Provided data
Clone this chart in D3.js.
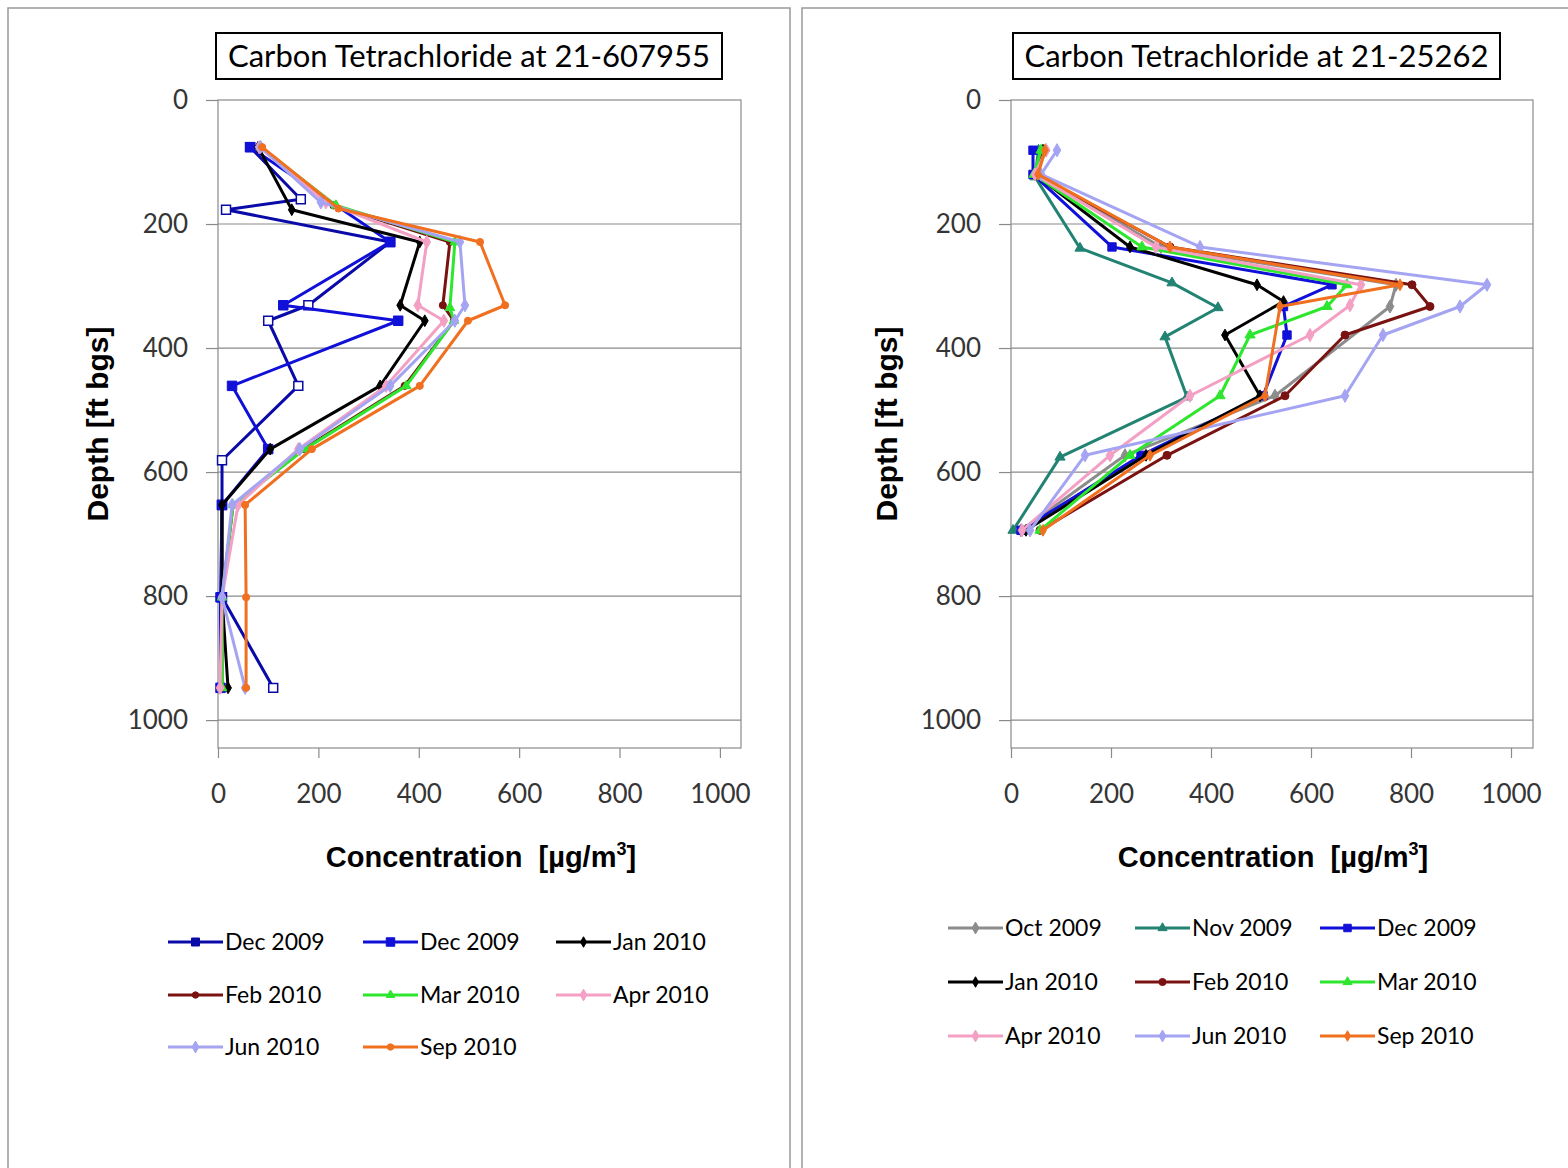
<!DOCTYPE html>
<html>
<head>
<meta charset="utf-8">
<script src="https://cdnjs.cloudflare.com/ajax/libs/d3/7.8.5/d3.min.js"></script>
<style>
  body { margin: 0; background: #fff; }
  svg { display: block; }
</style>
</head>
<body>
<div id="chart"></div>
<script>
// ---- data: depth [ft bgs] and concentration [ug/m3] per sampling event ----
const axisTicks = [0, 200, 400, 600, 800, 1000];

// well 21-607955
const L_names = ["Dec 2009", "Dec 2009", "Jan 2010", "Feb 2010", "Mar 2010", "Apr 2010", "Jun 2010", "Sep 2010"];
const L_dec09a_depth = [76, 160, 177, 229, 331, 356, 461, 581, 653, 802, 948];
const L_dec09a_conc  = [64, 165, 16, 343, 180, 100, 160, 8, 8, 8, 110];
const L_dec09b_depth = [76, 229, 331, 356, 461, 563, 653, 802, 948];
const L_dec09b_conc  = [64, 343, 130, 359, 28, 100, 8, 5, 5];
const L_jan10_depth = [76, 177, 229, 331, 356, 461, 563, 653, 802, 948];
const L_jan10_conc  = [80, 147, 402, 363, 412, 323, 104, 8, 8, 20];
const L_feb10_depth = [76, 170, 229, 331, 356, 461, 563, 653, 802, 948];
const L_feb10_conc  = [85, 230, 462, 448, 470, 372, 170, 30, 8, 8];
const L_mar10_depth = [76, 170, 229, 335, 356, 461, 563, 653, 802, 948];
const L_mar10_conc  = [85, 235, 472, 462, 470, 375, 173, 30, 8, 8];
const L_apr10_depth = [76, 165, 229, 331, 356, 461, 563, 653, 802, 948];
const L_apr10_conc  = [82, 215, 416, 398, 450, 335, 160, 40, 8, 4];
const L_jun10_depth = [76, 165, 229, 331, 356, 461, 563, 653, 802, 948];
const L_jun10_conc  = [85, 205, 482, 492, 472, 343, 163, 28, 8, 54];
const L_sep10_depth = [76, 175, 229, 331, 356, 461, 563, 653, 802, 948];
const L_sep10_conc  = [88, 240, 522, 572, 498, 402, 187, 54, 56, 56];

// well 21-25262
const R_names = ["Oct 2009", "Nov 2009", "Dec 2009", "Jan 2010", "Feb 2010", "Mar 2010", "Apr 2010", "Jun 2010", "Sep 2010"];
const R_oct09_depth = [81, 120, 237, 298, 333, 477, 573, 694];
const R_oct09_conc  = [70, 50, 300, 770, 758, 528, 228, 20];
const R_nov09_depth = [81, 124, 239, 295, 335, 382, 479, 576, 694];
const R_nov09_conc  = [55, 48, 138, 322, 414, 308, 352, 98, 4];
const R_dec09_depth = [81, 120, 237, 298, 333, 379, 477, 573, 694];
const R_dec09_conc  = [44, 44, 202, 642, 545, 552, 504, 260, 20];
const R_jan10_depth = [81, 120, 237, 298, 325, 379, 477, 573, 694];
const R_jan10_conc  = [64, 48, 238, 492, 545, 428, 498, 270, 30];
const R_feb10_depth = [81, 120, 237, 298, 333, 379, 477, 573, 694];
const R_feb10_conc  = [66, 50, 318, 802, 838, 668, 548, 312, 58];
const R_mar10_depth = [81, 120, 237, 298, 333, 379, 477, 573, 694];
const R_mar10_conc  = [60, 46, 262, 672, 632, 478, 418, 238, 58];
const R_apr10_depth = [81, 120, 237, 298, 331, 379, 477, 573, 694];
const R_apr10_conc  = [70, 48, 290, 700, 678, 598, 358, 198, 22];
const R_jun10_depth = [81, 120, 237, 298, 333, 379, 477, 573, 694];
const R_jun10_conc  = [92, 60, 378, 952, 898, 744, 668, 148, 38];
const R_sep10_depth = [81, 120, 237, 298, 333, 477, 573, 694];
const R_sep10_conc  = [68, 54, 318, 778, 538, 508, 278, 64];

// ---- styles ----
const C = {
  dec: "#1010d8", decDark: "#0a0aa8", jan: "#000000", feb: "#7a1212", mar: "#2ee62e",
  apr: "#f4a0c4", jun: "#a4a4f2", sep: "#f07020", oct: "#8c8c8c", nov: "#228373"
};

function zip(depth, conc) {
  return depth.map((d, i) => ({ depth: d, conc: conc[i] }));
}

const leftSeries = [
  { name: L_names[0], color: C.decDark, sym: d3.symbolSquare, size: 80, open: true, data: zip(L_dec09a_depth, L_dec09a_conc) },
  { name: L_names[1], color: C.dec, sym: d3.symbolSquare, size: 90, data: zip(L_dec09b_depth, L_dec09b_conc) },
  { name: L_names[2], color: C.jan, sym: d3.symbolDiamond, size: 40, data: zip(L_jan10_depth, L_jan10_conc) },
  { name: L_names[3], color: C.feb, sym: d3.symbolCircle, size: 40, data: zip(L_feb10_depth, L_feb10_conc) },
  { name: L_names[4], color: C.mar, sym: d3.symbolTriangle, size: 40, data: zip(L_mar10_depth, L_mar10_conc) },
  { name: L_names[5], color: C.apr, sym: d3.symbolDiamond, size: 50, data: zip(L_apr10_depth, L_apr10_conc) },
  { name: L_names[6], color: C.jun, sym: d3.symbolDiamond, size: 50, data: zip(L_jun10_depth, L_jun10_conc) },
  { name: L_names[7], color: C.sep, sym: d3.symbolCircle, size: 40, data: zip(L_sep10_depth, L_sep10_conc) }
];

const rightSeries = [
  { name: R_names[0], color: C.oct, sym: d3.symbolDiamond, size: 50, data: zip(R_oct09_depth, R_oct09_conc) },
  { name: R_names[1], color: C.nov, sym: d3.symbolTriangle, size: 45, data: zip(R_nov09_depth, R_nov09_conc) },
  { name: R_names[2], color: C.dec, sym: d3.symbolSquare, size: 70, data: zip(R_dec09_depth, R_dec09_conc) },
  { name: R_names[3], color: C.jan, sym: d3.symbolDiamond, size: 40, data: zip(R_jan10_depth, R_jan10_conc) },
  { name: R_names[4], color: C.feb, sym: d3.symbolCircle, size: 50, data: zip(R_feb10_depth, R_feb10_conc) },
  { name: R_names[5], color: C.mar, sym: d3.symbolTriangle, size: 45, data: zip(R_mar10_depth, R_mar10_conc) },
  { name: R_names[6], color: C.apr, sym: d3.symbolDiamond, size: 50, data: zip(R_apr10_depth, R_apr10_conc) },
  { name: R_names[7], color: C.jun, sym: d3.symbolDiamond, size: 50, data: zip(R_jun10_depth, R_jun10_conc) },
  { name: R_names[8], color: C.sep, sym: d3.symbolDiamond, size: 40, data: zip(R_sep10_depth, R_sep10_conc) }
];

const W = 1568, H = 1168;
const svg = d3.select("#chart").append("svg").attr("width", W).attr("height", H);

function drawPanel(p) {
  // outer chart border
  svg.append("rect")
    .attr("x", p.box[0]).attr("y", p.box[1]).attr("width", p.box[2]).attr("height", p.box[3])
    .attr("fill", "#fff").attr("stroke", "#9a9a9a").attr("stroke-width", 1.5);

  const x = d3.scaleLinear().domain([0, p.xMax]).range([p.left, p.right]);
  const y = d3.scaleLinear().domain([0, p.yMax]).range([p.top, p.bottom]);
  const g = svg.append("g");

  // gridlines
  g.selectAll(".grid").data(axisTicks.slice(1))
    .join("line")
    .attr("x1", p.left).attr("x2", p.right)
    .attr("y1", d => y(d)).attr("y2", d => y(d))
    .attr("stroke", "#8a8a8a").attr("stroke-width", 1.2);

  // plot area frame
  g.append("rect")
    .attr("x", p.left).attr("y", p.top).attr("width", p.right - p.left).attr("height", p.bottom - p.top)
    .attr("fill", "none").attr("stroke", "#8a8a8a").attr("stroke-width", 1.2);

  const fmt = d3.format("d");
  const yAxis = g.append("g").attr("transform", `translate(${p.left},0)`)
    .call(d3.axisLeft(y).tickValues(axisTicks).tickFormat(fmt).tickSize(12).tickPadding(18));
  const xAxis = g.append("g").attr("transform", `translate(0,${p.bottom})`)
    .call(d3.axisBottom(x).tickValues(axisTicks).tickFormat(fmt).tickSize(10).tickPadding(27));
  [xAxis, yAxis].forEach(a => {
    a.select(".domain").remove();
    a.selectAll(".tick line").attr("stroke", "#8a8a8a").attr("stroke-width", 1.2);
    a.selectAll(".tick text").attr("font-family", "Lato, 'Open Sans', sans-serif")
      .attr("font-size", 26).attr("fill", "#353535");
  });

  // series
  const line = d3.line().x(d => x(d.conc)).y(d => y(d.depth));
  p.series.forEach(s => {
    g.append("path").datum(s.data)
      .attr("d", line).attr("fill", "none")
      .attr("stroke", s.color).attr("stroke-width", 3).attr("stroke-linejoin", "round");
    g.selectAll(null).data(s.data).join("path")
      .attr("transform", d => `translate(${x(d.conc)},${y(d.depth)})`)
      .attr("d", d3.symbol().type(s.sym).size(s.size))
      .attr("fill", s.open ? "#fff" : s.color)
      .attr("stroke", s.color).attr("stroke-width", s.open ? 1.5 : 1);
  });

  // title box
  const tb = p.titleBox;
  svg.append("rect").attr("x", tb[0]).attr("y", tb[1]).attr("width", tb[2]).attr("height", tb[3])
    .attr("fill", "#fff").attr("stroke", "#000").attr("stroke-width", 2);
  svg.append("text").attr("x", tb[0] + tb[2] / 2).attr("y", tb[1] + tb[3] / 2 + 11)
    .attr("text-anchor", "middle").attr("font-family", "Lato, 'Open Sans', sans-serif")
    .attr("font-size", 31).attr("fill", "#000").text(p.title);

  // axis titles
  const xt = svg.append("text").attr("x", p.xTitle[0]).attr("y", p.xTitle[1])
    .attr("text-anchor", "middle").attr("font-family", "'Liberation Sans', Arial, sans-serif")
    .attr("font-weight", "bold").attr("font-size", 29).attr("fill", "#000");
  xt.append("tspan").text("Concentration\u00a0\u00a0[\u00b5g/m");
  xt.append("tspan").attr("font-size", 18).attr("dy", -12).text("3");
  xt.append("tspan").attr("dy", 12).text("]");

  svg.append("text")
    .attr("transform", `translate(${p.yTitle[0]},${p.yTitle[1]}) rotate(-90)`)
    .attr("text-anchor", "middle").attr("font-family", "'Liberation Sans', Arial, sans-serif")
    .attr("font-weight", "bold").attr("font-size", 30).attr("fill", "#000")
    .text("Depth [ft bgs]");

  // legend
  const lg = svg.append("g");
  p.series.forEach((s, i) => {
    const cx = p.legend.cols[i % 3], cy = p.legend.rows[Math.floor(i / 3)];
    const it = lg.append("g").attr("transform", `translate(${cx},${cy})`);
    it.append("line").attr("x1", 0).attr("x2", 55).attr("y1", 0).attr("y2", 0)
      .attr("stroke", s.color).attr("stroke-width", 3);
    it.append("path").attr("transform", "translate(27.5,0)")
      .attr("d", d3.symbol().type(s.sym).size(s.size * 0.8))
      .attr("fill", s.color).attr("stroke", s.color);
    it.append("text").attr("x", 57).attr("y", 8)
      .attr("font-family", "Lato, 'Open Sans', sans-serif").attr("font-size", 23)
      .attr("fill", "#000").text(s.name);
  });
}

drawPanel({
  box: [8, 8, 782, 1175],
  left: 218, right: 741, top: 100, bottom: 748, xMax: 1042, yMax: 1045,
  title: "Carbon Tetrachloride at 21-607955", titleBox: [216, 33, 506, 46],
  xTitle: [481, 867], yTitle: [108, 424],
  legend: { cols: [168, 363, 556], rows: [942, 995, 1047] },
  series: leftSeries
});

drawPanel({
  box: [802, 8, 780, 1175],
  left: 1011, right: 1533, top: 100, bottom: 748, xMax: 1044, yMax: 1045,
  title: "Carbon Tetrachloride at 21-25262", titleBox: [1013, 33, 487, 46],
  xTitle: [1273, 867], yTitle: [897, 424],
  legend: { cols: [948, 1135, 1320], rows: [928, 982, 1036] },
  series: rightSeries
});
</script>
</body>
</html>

Task
Copy all lines from the listing that contain "chart".

Result below
Clone this chart in D3.js.
<div id="chart"></div>
const svg = d3.select("#chart").append("svg").attr("width", W).attr("height", H);
  // outer chart border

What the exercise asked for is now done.